The refusal came from Terry Nation's wife, Kate, whose business affairs are handled by Roger Hancock Ltd. Considering that he's the brother of Tony Hancock, you'd think the company would have a sense of humour, but despite numerous requests for an explanation as to why they're preventing the return of my comedy series by not granting a "use of image" licence, I've had nothing more than a frosty "no". Presumably
they cannot be objecting to a Dalek appearing in a comedy context, because they recently allowed one to feature in a beer commercial.
I'm willing to pay them the going rate, so was there (I asked) perhaps a touch of homophobia at the root of their refusal?
No reply came the reply, and their silence leads me to suspect that what really irritates them is the depiction of a Dalek as a friend of Dorothy.
WHAT a delicious irony, because you only have to look objectively at a Dalek to realise that it wouldn't look out of place in the Village People.
There's the skirt, the all-male bonding, the plunger that's always getting erect when other Daleks are around, the obsession with discipline... isn't it obvious?
What's more, despite their quasi-fascist demeanour, they're actually as ridiculous as Viz's Pathetic Sharks and, although they used to look pretty scary on primitive 405-line black-and-white screens, the advent of higher-definition colour sets enabled us to see the hilarious truth.
Which is that Tim Hancock and Kate Nation are trying to preserve the "dignity" of something that's constructed from a sink plunger and a few spare parts from a Morris Minor.

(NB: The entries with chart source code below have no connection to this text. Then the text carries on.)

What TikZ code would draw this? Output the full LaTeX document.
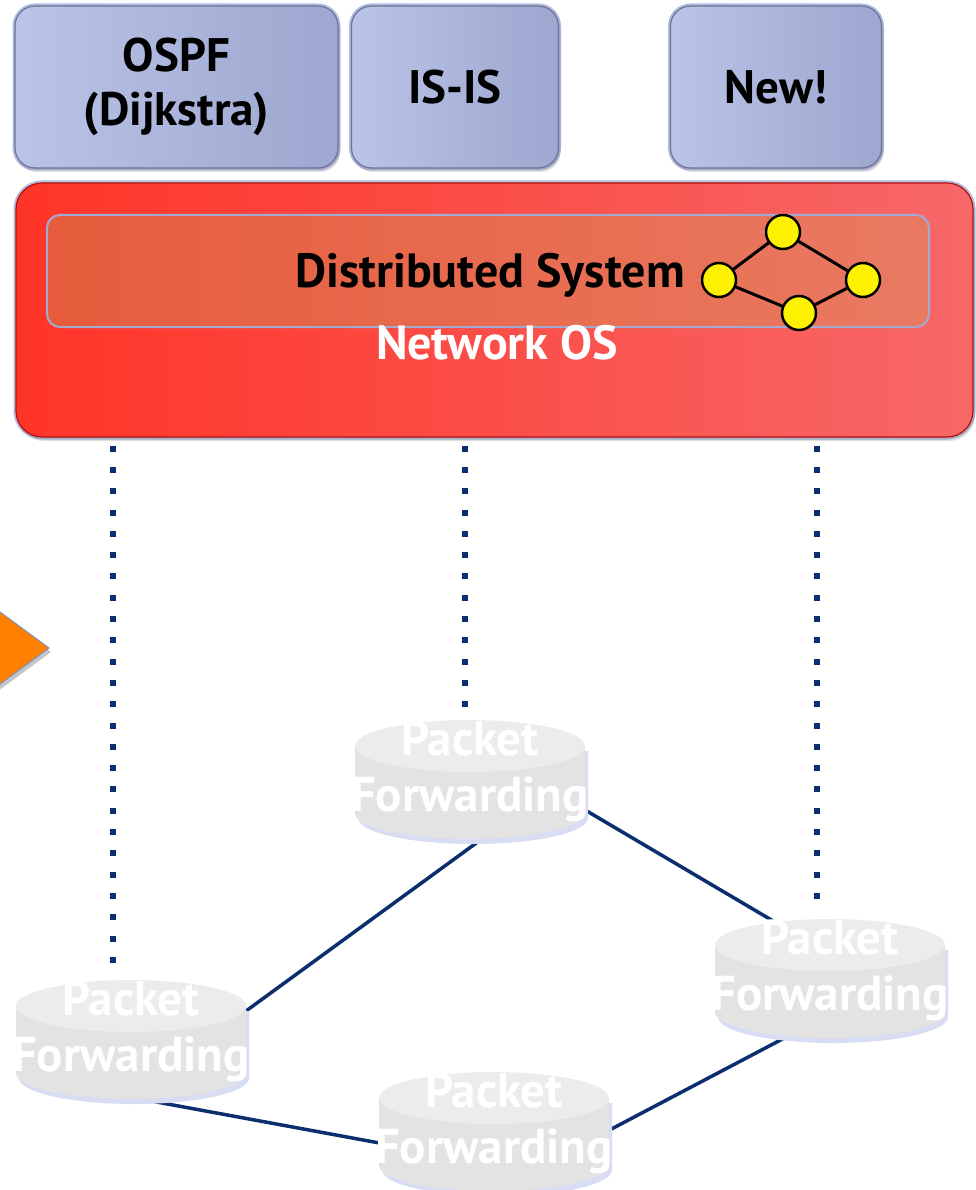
\documentclass[tikz,border=0pt]{standalone}
\usepackage{fontspec}
\setmainfont{PT Sans}
\usetikzlibrary{shadows,calc}
\definecolor{boxA}{HTML}{BAC4E8}
\definecolor{boxB}{HTML}{9DA7CF}
\definecolor{boxline}{HTML}{6C7394}
\definecolor{boxglow}{HTML}{B0BBE0}
\definecolor{redA}{HTML}{FF3428}
\definecolor{redB}{HTML}{F76868}
\definecolor{redline}{HTML}{B3120E}
\definecolor{innerA}{HTML}{E65C3C}
\definecolor{innerB}{HTML}{E97A62}
\definecolor{innerline}{HTML}{A3AAD2}
\definecolor{navy}{HTML}{0A2E6E}
\definecolor{cyltopc}{HTML}{ECECEC}
\definecolor{cylbodyc}{HTML}{E3E3E3}
\definecolor{cylglow}{HTML}{D8DDF3}
\definecolor{orangec}{HTML}{FF7F00}
\definecolor{triline}{HTML}{7F8FC0}
\pgfdeclarelayer{bg}
\pgfdeclarelayer{cyl}
\pgfsetlayers{bg,cyl,main}
\newcommand\mycyl[1]{%
  \begin{pgfonlayer}{cyl}
    \path ([yshift=-8.5pt]#1.center) coordinate (#1-c);
    \fill[cylglow] ([shift={(-112pt,28.5pt)}]#1-c) -- ([shift={(-112pt,-38.5pt)}]#1-c)
      arc[start angle=180,end angle=360,x radius=115pt,y radius=26pt]
      -- ([shift={(118pt,28.5pt)}]#1-c) -- cycle;
    \fill[cylbodyc] ([shift={(-115pt,33.5pt)}]#1-c) -- ([shift={(-115pt,-33.5pt)}]#1-c)
      arc[start angle=180,end angle=360,x radius=115pt,y radius=26pt]
      -- ([shift={(115pt,33.5pt)}]#1-c) -- cycle;
    \fill[cyltopc] ([yshift=33.5pt]#1-c) ellipse[x radius=115pt,y radius=26pt];
  \end{pgfonlayer}}
\begin{document}
\begin{tikzpicture}[x=1pt,y=1pt,
  protobox/.style={rounded corners=20pt, minimum height=162pt, inner sep=0pt,
    left color=boxA, right color=boxB, draw=boxline, line width=1.2pt,
    preaction={draw=boxglow, line width=5pt},
    drop shadow={opacity=0.25, shadow xshift=2pt, shadow yshift=-4pt},
    font=\fontsize{47}{54}\selectfont\bfseries, align=center, text=black},
  osbox/.style={rounded corners=26pt, minimum width=957pt, minimum height=254pt, inner sep=0pt,
    left color=redA, right color=redB, draw=redline, line width=1.2pt,
    preaction={draw=boxglow, line width=5pt},
    drop shadow={opacity=0.25, shadow xshift=2pt, shadow yshift=-4pt}},
  dsbox/.style={rounded corners=13pt, minimum width=882pt, minimum height=112pt, inner sep=0pt,
    left color=innerA, right color=innerB, draw=innerline, line width=2pt},
  bigtext/.style={font=\fontsize{48}{56}\selectfont\bfseries, inner sep=0pt},
  ynode/.style={circle, fill=yellow, draw=black, line width=2.5pt, minimum size=34pt, inner sep=0pt},
  gedge/.style={black, line width=3pt},
  cyltext/.style={font=\fontsize{49}{56}\selectfont\bfseries, text=white, align=center, inner sep=0pt},
  dotline/.style={navy, line width=6pt, dash pattern=on 6pt off 15.3pt},
  netline/.style={navy, line width=3.5pt}
]
\begin{pgfonlayer}{bg}
\fill[white] (0,0) rectangle (975,-1190);
\end{pgfonlayer}
\useasboundingbox (0,0) rectangle (975,-1190);

% protocol boxes
\node[protobox, minimum width=323pt] (ospf) at (176.5,-87) {OSPF\\(Dijkstra)};
\node[protobox, minimum width=207pt] (isis) at (455,-87) {IS-IS};
\node[protobox, minimum width=211pt] (new) at (776,-87) {New!};

% network OS
\node[osbox] (os) at (494.5,-310) {};
\node[dsbox] (ds) at (488,-271) {};
\node[bigtext, text=black] (dstext) at (490,-275) {Distributed System};
\node[bigtext, text=white] (ostext) at (497,-343) {Network OS};

% small graph
\node[ynode] (g1) at (783,-232) {};
\node[ynode] (g2) at (719,-280) {};
\node[ynode] (g3) at (863,-280) {};
\node[ynode] (g4) at (799,-313) {};
\draw[gedge] (g2) -- (g1) -- (g3) -- (g4) -- (g2);

% orange triangle
\filldraw[fill=orangec, draw=triline, line width=1pt,
  drop shadow={opacity=0.45, shadow xshift=2pt, shadow yshift=-4pt}]
  (-5,-608.3) -- (49,-648) -- (-5,-687.7) -- cycle;

% packet forwarding cylinders
\node[cyltext] (pm) at (470,-771) {Packet\\Forwarding};
\node[cyltext] (pr) at (830,-970) {Packet\\Forwarding};
\node[cyltext] (pl) at (131,-1031) {Packet\\Forwarding};
\node[cyltext] (pb) at (494,-1123) {Packet\\Forwarding};
\mycyl{pm}\mycyl{pr}\mycyl{pl}\mycyl{pb}

% network links
\begin{pgfonlayer}{bg}
\draw[netline] ([shift={(20pt,-62pt)}]pm.center) -- ([shift={(104pt,12pt)}]pl.center);
\draw[netline] ([shift={(110pt,-36pt)}]pm.center) -- ([shift={(-45pt,42pt)}]pr.center);
\draw[netline] ([shift={(-38pt,-64pt)}]pr.center) -- ([shift={(106pt,-12pt)}]pb.center);
\draw[netline] ([shift={(4pt,-67pt)}]pl.center) -- ([shift={(-109pt,-21pt)}]pb.center);
% control channels
\draw[dotline] ([xshift=-18pt]pl.center |- os.south) ++(0,-8pt) -- ([shift={(-18pt,56pt)}]pl.center);
\draw[dotline] ([xshift=-5pt]pm.center |- os.south) ++(0,-8pt) -- ([shift={(-5pt,62pt)}]pm.center);
\draw[dotline] ([xshift=-13pt]pr.center |- os.south) ++(0,-8pt) -- ([shift={(-13pt,57pt)}]pr.center);
\end{pgfonlayer}
\end{tikzpicture}
\end{document}
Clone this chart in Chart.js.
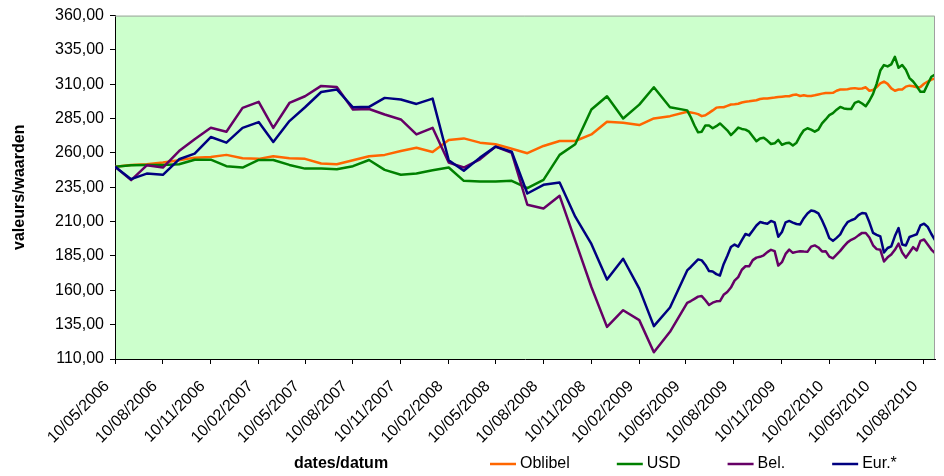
<!DOCTYPE html>
<html>
<head>
<meta charset="utf-8">
<script src="https://cdn.jsdelivr.net/npm/chart.js"></script>
<style>
  html, body { margin: 0; padding: 0; background: #fff; }
  canvas { display: block; }
</style>
</head>
<body>
<canvas id="fundChart" width="944" height="476"></canvas>
<script>
// monthly values until spring 2009, weekly afterwards
const dates = [
  '2006-05-10', '2006-06-10', '2006-07-10', '2006-08-10', '2006-09-10', '2006-10-10', '2006-11-10', '2006-12-10',
  '2007-01-10', '2007-02-10', '2007-03-10', '2007-04-10', '2007-05-10', '2007-06-10', '2007-07-10', '2007-08-10',
  '2007-09-10', '2007-10-10', '2007-11-10', '2007-12-10',
  '2008-01-10', '2008-02-10', '2008-03-10', '2008-04-10', '2008-05-10', '2008-06-10', '2008-07-10', '2008-08-10',
  '2008-09-10', '2008-10-10', '2008-11-10', '2008-12-10',
  '2009-01-10', '2009-02-10', '2009-03-10', '2009-04-10',
  '2009-05-13', '2009-05-20', '2009-05-27', '2009-06-03', '2009-06-10', '2009-06-17', '2009-06-24', '2009-07-01',
  '2009-07-08', '2009-07-15', '2009-07-22', '2009-07-29', '2009-08-05', '2009-08-12', '2009-08-19', '2009-08-26',
  '2009-09-02', '2009-09-09', '2009-09-16', '2009-09-23', '2009-09-30', '2009-10-07', '2009-10-14', '2009-10-21',
  '2009-10-28', '2009-11-04', '2009-11-11', '2009-11-18', '2009-11-25', '2009-12-02', '2009-12-09', '2009-12-16',
  '2009-12-23', '2009-12-30', '2010-01-06', '2010-01-13', '2010-01-20', '2010-01-27', '2010-02-03', '2010-02-10',
  '2010-02-17', '2010-02-24', '2010-03-03', '2010-03-10', '2010-03-17', '2010-03-24', '2010-03-31', '2010-04-07',
  '2010-04-14', '2010-04-21', '2010-04-28', '2010-05-05', '2010-05-12', '2010-05-19', '2010-05-26', '2010-06-02',
  '2010-06-09', '2010-06-16', '2010-06-23', '2010-06-30', '2010-07-07', '2010-07-14', '2010-07-21', '2010-07-28',
  '2010-08-04', '2010-08-11', '2010-08-18', '2010-08-25', '2010-09-01'
];

const oblibel = [
  250, 251.3, 251.8, 253, 254.7, 256.6, 257.1, 258.6, 256.2, 255.7, 257.6, 256.2, 255.7, 252.3, 251.8, 254.7,
  257.6, 258.6, 261.4, 263.8, 260.7, 269.4, 270.6, 267.5, 266.3, 263.1, 259.8, 265.1, 268.7, 268.7, 273.5, 282.7,
  282, 280.3, 285.1, 286.8,
  290, 289.5, 289, 288.3, 286.8, 287.5, 289.2, 291, 293, 293.3, 293.3, 294.3, 295.3, 295.5, 295.8, 296.7,
  297.3, 297.6, 298, 298.4, 299.3, 299.6, 299.6, 300, 300.3, 300.7, 301, 301.3, 301.3, 302.2, 302.5, 301.5,
  302, 301.5, 301.5, 302, 302.6, 303.2, 303.7, 303.7, 303.8, 305.3, 306.2, 306.2, 306.4, 307, 307.2, 306.8,
  306.9, 307.8, 305.3, 305.8, 308, 310.6, 312, 310.3, 307, 305.3, 306.2, 306.2, 308.3, 309, 308.6, 307.8,
  308, 310.4, 312, 313.4, 314.3
];

const usd = [
  250, 251, 251.3, 251.3, 251.8, 255.1, 255.1, 250.4, 249.4, 254.9, 254.9, 251.3, 248.6, 248.6, 248.2, 250.4,
  254.9, 247.7, 244.1, 245, 247.4, 249.4, 239.7, 239.2, 239.2, 239.7, 234.4, 240.4, 258.6, 266.3, 291.6, 301.3,
  285.1, 295.2, 307.8, 293.3,
  291, 286, 280, 275, 275.5, 280, 280, 278, 279.5, 281.5, 279, 276.5, 273, 275.5, 278.5, 277.5,
  277, 275.5, 272, 268.5, 270.5, 271, 269, 266.5, 267, 269.5, 266, 267, 267.5, 265.5, 267.5, 272.5,
  276.5, 278, 277, 275.5, 277, 281.5, 284.4, 287.5, 289, 291.5, 293.5, 292.4, 292, 292, 296.5, 297.5,
  296, 294, 298, 303, 310.5, 320, 324, 323, 324.5, 330, 322, 324, 320.5, 314.5, 312, 308.6,
  304.5, 304.5, 310, 315.5, 317
];

const bel = [
  250, 240.2, 251, 249.4, 261.4, 270, 278.3, 275.4, 292.8, 297.2, 278.3, 296.4, 301.3, 308.8, 308, 291.6,
  292, 288, 284.4, 273.5, 278.3, 253, 249.4, 255.4, 264.6, 260, 222.3, 219.6, 228.8, 196.2, 162.4, 133.4,
  145.5, 138.3, 114.9, 129.8,
  150.8, 152.2, 153.8, 155.4, 155.8, 152.8, 149.3, 151, 152, 152.2, 156.7, 158.8, 162, 167, 169.6, 175,
  177.5, 177.5, 182, 183.8, 184.4, 185.5, 187.8, 189.5, 188.5, 178, 180.5, 186.5, 189.6, 187.3, 188, 188.5,
  188.2, 188, 191.8, 192.7, 191.2, 188.3, 188.5, 184.5, 183.3, 186, 188.7, 192, 194.9, 196.8, 198, 200,
  201.8, 201.7, 198.5, 192.8, 190, 189.5, 181, 184, 186, 189.5, 194, 187.5, 183.8, 187.5, 191.4, 189,
  196, 197, 193.4, 189.7, 187
];

const eur = [
  250, 240.9, 245, 244.1, 255.4, 259.5, 271.6, 267.5, 278.3, 282.5, 268, 283.2, 293.3, 304.4, 306.2, 293.3,
  293.6, 300.1, 298.9, 295.7, 299.6, 254.7, 247, 256.6, 264.6, 260.9, 230.5, 236.8, 238.5, 213.6, 193.8, 167.8,
  183, 161.2, 133.9, 147.5,
  174.5, 177, 179.8, 182.5, 181.8, 178.5, 174, 173.7, 171.8, 170.8, 179, 185, 191.5, 193.3, 191.8, 196.5,
  201, 200, 203.5, 207.2, 209.7, 209, 208.5, 210.5, 209.5, 199, 202.5, 209.5, 210.5, 209.3, 208.3, 208,
  212.5, 216, 218.1, 217.5, 216, 211, 205, 198, 196, 198.2, 200.7, 205.8, 209.6, 211, 212, 214.7,
  216.3, 216, 209.5, 201.8, 200.4, 199.2, 187.5, 190.8, 192, 199.5, 205.3, 193.4, 192.6, 198.8, 199.8, 200.8,
  207.3, 208.5, 206.2, 201, 196.5
];

const tickLabels = [
  '10/05/2006', '10/08/2006', '10/11/2006', '10/02/2007', '10/05/2007', '10/08/2007', '10/11/2007',
  '10/02/2008', '10/05/2008', '10/08/2008', '10/11/2008', '10/02/2009', '10/05/2009', '10/08/2009',
  '10/11/2009', '10/02/2010', '10/05/2010', '10/08/2010'
];

const seriesNames = ['Oblibel', 'USD', 'Bel.', 'Eur.*'];
const seriesColors = ['#ff6600', '#008000', '#660066', '#000080'];

// x axis works in days counted from the first date
const origin = Date.UTC(2006, 4, 10);
const dayOf = (y, m, d) => Math.round((Date.UTC(y, m - 1, d) - origin) / 86400000);
const isoDay = s => { const p = s.split('-').map(Number); return dayOf(p[0], p[1], p[2]); };
const labelDay = s => { const p = s.split('/').map(Number); return dayOf(p[2], p[1], p[0]); };

const days = dates.map(isoDay);
const tickDays = tickLabels.map(labelDay);

const toPoints = values => values.map((v, i) => ({ x: days[i], y: v }));

Chart.defaults.font.family = '"Liberation Sans", Arial, sans-serif';
Chart.defaults.font.size = 16;
Chart.defaults.color = '#000';

const plotDecor = {
  id: 'plotDecor',
  beforeDraw(chart) {
    const { ctx, chartArea: a } = chart;
    ctx.save();
    ctx.fillStyle = '#ccffcc';
    ctx.fillRect(a.left, a.top, a.right - a.left, a.bottom - a.top);
    ctx.restore();
  },
  afterDraw(chart) {
    const { ctx, chartArea: a } = chart;
    ctx.save();
    // grey frame on top and right of the plot
    ctx.strokeStyle = '#a0a0a0';
    ctx.lineWidth = 1;
    ctx.beginPath();
    ctx.moveTo(a.left, a.top + 0.5);
    ctx.lineTo(a.right - 0.5, a.top + 0.5);
    ctx.lineTo(a.right - 0.5, a.bottom);
    ctx.stroke();

    // x axis title and legend share the bottom row
    const rowY = 464;
    ctx.textBaseline = 'middle';
    ctx.fillStyle = '#000';
    ctx.font = 'bold 16px "Liberation Sans", Arial, sans-serif';
    ctx.textAlign = 'center';
    ctx.fillText('dates/datum', 341, rowY);

    ctx.font = '16px "Liberation Sans", Arial, sans-serif';
    ctx.textAlign = 'left';
    let x = 490;
    chart.data.datasets.forEach(ds => {
      ctx.strokeStyle = ds.borderColor;
      ctx.lineWidth = 2.5;
      ctx.beginPath();
      ctx.moveTo(x, rowY);
      ctx.lineTo(x + 26, rowY);
      ctx.stroke();
      ctx.fillText(ds.label, x + 30, rowY);
      x += 30 + ctx.measureText(ds.label).width + 47;
    });
    ctx.restore();
  }
};

new Chart(document.getElementById('fundChart'), {
  type: 'line',
  data: {
    datasets: [oblibel, usd, bel, eur].map((values, i) => ({
      label: seriesNames[i],
      data: toPoints(values),
      borderColor: seriesColors[i],
      backgroundColor: seriesColors[i],
      borderWidth: 2.5,
      borderJoinStyle: 'round',
      pointRadius: 0,
      tension: 0,
      order: 4 - i
    }))
  },
  options: {
    responsive: false,
    animation: false,
    layout: { padding: { top: 14, right: 9, bottom: 30, left: 0 } },
    plugins: {
      legend: { display: false },
      tooltip: { enabled: false }
    },
    scales: {
      x: {
        type: 'linear',
        min: 0,
        max: days[days.length - 1],
        afterBuildTicks: scale => { scale.ticks = tickDays.map(v => ({ value: v })); },
        afterFit: scale => {
          scale.height = 87;
          // rotated labels hang to the left, keep the plot edges fixed
          scale.paddingLeft = 0;
          scale.paddingRight = 0;
        },
        ticks: {
          autoSkip: false,
          minRotation: 45,
          maxRotation: 45,
          padding: 13,
          labelOffset: -8,
          callback: (value, index) => tickLabels[index]
        },
        grid: { drawOnChartArea: false, drawTicks: true, tickLength: 5, color: '#000' },
        border: { color: '#000', width: 1 }
      },
      y: {
        min: 110,
        max: 360,
        afterFit: scale => { scale.width = 115; },
        ticks: {
          stepSize: 25,
          padding: 6,
          callback: value => value.toFixed(2).replace('.', ',')
        },
        title: {
          display: true,
          text: 'valeurs/waarden',
          font: { size: 16, weight: 'bold' },
          padding: { top: 10, bottom: 0 }
        },
        grid: { drawOnChartArea: false, drawTicks: true, tickLength: 5, color: '#000' },
        border: { color: '#000', width: 1 }
      }
    }
  },
  plugins: [plotDecor]
});
</script>
</body>
</html>
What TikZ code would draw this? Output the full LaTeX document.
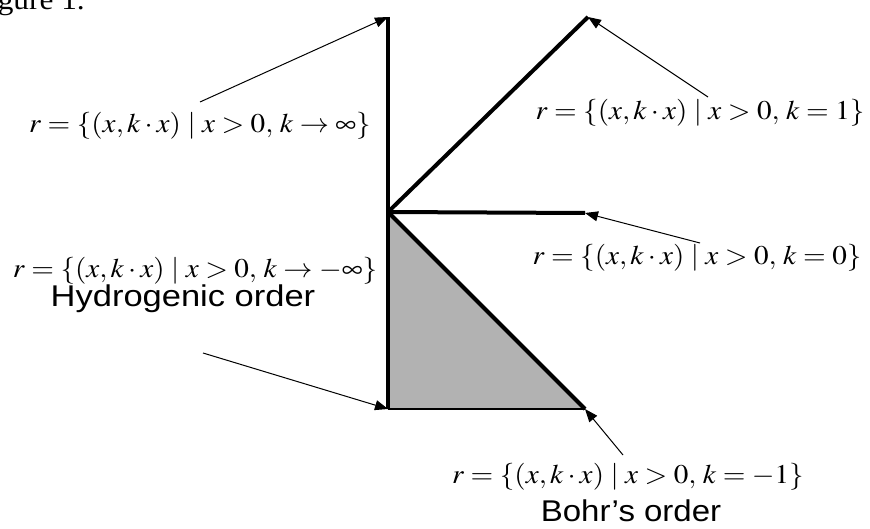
\documentclass[tikz,border=0pt]{standalone}
\usepackage{mathptmx}
\usepackage{graphicx}
\usepackage{fontspec}
\newfontfamily\helv{Liberation Sans}
\newfontfamily\tms{Liberation Serif}
\usetikzlibrary{arrows.meta}
\newcommand{\mset}[1]{\scalebox{1.08}[1]{$r=\{(x,k\cdot x)\mid x>0,\,#1\}$}}
\tikzset{
  thickline/.style={line width=4pt, line cap=butt},
  thinline/.style={line width=1.1pt},
  pointer/.style={line width=1pt, -{Triangle[length=13pt,width=10pt]}},
  mathlabel/.style={inner sep=0pt, anchor=base, font=\fontsize{27}{32}\selectfont},
  wordlabel/.style={inner sep=0pt, anchor=base, font=\helv\fontsize{30}{34}\selectfont},
}
\begin{document}
\begin{tikzpicture}[x=1pt,y=-1pt]
\useasboundingbox (0,0) rectangle (870,529);
% key points
\coordinate (O) at (388,212);
\coordinate (top) at (388,17);
\coordinate (bot) at (388,409);
\coordinate (diag) at (588,17);
\coordinate (hor) at (585,213);
\coordinate (neg) at (585,409);
% shaded region
\fill[gray!60] (O) -- (bot) -- (neg) -- cycle;
\draw[thinline] (bot) -- (neg);
\draw[thickline] (top) -- (bot);
\draw[thickline] (O) -- (diag);
\draw[thickline] (O) -- (hor);
\draw[thickline] (O) -- (neg);
% labels
\node[mathlabel] (l1) at (200,133) {\mset{k\to\infty}};
\node[mathlabel] (l2) at (700,120) {\mset{k=1}};
\node[mathlabel] (l3) at (697,265) {\mset{k=0}};
\node[mathlabel] (l4) at (195,278) {\mset{k\to-\infty}};
\node[wordlabel] (h) at (183,307) {\scalebox{1.15}[1]{Hydrogenic order}};
\node[mathlabel] (l5) at (628,483) {\mset{k=-1}};
\node[wordlabel] (b) at (631,521) {\scalebox{1.1}[1]{Bohr’s order}};
\node[inner sep=0pt, anchor=base east, font=\tms\fontsize{29}{34}\selectfont] (fig) at (85,10) {\scalebox{1.08}[1]{Figure 1.}};
% pointer tails
\coordinate (t1) at (200,102);
\coordinate (t2) at (708,97);
\coordinate (t3) at (700,243);
\coordinate (t4) at (203,353);
\coordinate (t5) at (623,455);
\draw[pointer] (t1) -- (top);
\draw[pointer] (t2) -- (diag);
\draw[pointer] (t3) -- (hor);
\draw[pointer] (t4) -- (bot);
\draw[pointer] (t5) -- (neg);
\end{tikzpicture}
\end{document}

So what exactly is it that they think they're protecting?
Dr Who has had its day, and if they keep saying "no" to ideas like mine, the Daleks will simply fade out of public consciousness altogether and become worthless to them.
But what's worse is that they're depriving viewers of the chance to watch the further adventures of what has proved to be one of my most popular creations.
So if you want to see the metallic homonauts back on your screen, probing the mysteries of a black hole once again, let the campaign begin. Bring Back the Gay Daleks.